Do you believe that parents generally, or just elder generations overall, have particular wisdom and knowledge about sex?
Well, they don’t necessarily. I mean, nobody talked to us. It’s really hard to have these conversations. But we don’t have the luxury of silence. You just have to take a deep breath and do it. You’re not going to get it right the first time. You don’t have to have had your own perfect record in order to have something to say to your child around this. But we have to have conversations, not just about risk and danger, but about gender dynamics, personal responsibility, pleasure and joy. Because if we don’t, we live in a world where the media is going to educate our kids for us, and we are not going to like the result. That means parents, schools and coaches; and ideally, kids talk among themselves—I think they are more. I first started talking about these issues with my nieces, who are older, and I remember thinking, “I want the ground to actually split and swallow me whole,” in the middle of a conversation about reciprocity and female orgasm.

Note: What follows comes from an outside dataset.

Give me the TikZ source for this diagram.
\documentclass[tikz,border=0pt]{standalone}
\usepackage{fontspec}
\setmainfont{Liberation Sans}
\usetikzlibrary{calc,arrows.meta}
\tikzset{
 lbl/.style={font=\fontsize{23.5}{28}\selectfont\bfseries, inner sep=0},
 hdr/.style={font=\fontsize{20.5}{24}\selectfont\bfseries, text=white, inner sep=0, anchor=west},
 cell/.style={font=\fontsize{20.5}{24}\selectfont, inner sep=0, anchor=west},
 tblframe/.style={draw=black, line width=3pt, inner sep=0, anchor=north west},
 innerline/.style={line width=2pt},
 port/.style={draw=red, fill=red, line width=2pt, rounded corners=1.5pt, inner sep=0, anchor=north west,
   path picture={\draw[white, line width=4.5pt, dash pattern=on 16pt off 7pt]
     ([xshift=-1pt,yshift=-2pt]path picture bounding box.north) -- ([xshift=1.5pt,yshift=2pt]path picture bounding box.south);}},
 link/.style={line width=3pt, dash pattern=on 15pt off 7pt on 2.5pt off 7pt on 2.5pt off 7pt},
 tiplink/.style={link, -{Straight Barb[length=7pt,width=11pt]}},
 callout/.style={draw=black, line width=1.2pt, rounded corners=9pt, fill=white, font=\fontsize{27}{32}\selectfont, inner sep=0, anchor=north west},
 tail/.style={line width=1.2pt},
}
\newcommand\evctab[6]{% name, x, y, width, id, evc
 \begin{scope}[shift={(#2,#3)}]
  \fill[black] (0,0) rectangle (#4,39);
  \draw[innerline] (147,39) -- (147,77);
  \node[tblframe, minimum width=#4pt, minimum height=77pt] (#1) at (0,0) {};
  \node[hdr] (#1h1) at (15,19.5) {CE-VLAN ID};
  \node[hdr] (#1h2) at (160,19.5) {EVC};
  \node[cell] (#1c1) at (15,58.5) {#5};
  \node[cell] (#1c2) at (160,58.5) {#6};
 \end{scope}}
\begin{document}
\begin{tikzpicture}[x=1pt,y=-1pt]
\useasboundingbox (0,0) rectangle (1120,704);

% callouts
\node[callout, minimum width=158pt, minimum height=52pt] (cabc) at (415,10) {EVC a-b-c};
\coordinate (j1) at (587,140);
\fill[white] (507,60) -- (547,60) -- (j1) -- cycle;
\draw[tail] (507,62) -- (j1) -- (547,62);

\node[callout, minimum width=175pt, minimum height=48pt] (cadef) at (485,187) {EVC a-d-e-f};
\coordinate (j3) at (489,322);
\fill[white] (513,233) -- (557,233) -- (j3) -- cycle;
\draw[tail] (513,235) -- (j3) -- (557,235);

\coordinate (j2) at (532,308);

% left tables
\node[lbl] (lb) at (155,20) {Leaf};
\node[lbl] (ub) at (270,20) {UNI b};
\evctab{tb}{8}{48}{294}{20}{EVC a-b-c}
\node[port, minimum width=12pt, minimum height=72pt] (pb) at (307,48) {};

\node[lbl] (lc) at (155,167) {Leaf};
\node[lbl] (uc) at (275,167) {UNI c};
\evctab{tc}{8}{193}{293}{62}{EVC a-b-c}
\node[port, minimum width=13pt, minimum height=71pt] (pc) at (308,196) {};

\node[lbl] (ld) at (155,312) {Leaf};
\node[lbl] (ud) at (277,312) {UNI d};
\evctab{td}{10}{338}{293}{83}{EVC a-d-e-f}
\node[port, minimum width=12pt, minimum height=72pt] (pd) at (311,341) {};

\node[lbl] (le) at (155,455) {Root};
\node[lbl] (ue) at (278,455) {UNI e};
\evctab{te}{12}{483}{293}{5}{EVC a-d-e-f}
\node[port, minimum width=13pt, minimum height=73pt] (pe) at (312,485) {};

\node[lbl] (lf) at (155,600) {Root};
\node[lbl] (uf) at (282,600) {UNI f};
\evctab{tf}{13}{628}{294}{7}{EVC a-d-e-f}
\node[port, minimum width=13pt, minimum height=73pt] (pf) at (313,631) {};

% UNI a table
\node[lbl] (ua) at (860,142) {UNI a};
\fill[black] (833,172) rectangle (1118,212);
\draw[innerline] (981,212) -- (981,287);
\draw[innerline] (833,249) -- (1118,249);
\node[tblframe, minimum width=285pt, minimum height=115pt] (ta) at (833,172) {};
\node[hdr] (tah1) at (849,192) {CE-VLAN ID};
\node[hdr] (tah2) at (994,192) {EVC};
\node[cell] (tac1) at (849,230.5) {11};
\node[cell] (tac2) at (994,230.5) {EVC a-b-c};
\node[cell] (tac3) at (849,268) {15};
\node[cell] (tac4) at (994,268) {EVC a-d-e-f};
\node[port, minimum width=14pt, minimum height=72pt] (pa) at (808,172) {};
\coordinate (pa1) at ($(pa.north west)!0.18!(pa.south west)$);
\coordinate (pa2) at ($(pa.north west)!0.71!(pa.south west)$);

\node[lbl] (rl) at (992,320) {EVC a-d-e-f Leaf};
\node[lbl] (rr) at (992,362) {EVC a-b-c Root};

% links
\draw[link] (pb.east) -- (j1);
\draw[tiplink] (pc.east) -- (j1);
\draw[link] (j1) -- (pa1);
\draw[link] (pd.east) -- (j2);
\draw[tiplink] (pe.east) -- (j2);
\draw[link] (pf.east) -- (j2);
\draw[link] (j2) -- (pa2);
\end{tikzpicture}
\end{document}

But the ultimate result was that it made for really strong relationships with them. Rather than dwelling on how you’d rather poke yourself in the eye with a fork than say the word clitoris to your son, think about how this is an opportunity to show up and support your kid and show him how to have difficult conversations.
Knowing what you now know about boys, have you become more or less optimistic about them?
Oh, totally more. Because they were so forthcoming. I saw so much in them that was so interesting and valuable. They were really ready and eager to engage in all of these issues and to think about how to be the men that we want them to be.
This interview has been condensed and edited for clarity.